In April, 2014, GTD hired a Social Enterprise Coordinator, rented a space and opened Hope Sweet Hope Studios (HSHS), a place where the women work while in the program and can continue to work after they have completed their 2 years at GTD. As the women graduate into the working stages of the program, they receive a minimum wage as they learn work skills and financial lessons to prepare them to live independent, productive lives.
At HSHS, the women make one-of-a-kind handmade creations entirely from recycled products, shredded paper and discarded flower petals, producing something beautiful from waste materials, a metaphor for their lives as they become beautiful people from previous situations of hopelessness. Their creations tap into their creativity and have provided renewed hope and a sense of purpose in their lives.

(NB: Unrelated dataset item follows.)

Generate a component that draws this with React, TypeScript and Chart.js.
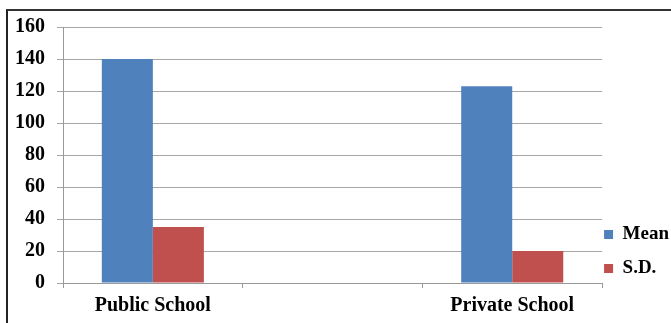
import React, { useEffect, useRef } from "react";
import { Chart, registerables } from "chart.js";

Chart.register(...registerables);

const categories = ["Public School", "", "Private School"];
const meanValues = [140, null, 123];
const sdValues = [35, null, 20];
const seriesNames = ["Mean", "S.D."];

const legendPlace = {
  id: "legendPlace",
  afterLayout(chart: any) {
    const lg = chart.legend;
    if (!lg) return;
    const w = lg.right - lg.left;
    const h = lg.bottom - lg.top;
    lg.left = chart.chartArea.right - 13;
    lg.right = lg.left + w;
    lg.bottom = 293;
    lg.top = lg.bottom - h;
  },
};

export default function App() {
  const ref = useRef<HTMLCanvasElement | null>(null);

  useEffect(() => {
    if (!ref.current) return;
    const family = "'Liberation Serif', 'Times New Roman', serif";
    const font = { family, size: 20, weight: "bold" as const };
    const legendFont = { family, size: 19, weight: "bold" as const };
    const chart = new Chart(ref.current, {
      type: "bar",
      data: {
        labels: categories,
        datasets: [
          {
            label: seriesNames[0],
            data: meanValues,
            backgroundColor: "#4F81BD",
            borderWidth: 0,
          },
          {
            label: seriesNames[1],
            data: sdValues,
            backgroundColor: "#C0504D",
            borderWidth: 0,
          },
        ],
      },
      plugins: [legendPlace],
      options: {
        animation: false,
        responsive: false,
        maintainAspectRatio: false,
        layout: { padding: { left: 3, top: 27, right: -21, bottom: -1 } },
        datasets: { bar: { categoryPercentage: 0.568, barPercentage: 1 } },
        plugins: {
          tooltip: { enabled: false },
          legend: {
            position: "right",
            align: "end",
            labels: {
              boxWidth: 9,
              boxHeight: 9,
              padding: 15,
              color: "#000",
              font: legendFont,
            },
          },
        },
        scales: {
          x: {
            grid: {
              offset: true,
              drawOnChartArea: false,
              drawTicks: true,
              tickLength: 5,
              color: "#999",
            },
            border: { display: true, color: "#999" },
            ticks: { color: "#000", font, padding: 6, maxRotation: 0 },
          },
          y: {
            min: 0,
            max: 160,
            ticks: { stepSize: 20, color: "#000", font, padding: 12 },
            grid: { color: "#A6A6A6", tickLength: 6 },
            border: { display: true, color: "#999" },
          },
        },
      },
    });
    return () => chart.destroy();
  }, []);

  return (
    <div style={{ position: "fixed", left: 0, top: 0, width: 671, height: 323, overflow: "hidden", background: "#fff" }}>
      <div
        style={{
          position: "absolute",
          left: 6,
          top: 9,
          width: 700,
          height: 400,
          borderLeft: "2px solid #222",
          borderTop: "2px solid #333",
        }}
      />
      <canvas ref={ref} width={671} height={323} style={{ position: "absolute", left: 0, top: 0, width: 671, height: 323 }} />
    </div>
  );
}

In January, 2016, HSHS moved to a larger location at 1900 5th Av. S and began a line of bath salts and essential oils. The expansion provides space for multiple Social Enterprises to provide a variety of work and life experiences.
In October, 2015, GTD celebrated its first 2 graduates completing the program. In 2016, GTD began expanding to include women who have been human trafficked. Visions for the future include multiple homes in Fort Dodge, Iowa, to accommodate more women as well as a home for graduates of the program so they may more easily stay connected with the program even as they go out on their own to lead successful, sober, independent lives.
Gateway to Discovery / Hope Sweet Hope Studios is undergirded with prayer. We believe God has, is and will continue to guide the program even through the chaotic ups and downs inherent to working with this population of people.
GTD’s Mission Statement is “Offering Women a Sanctuary for Recovering in Community.” HSHS’s Mission Statement is “Hope in Recovery Through Living and Working Together.”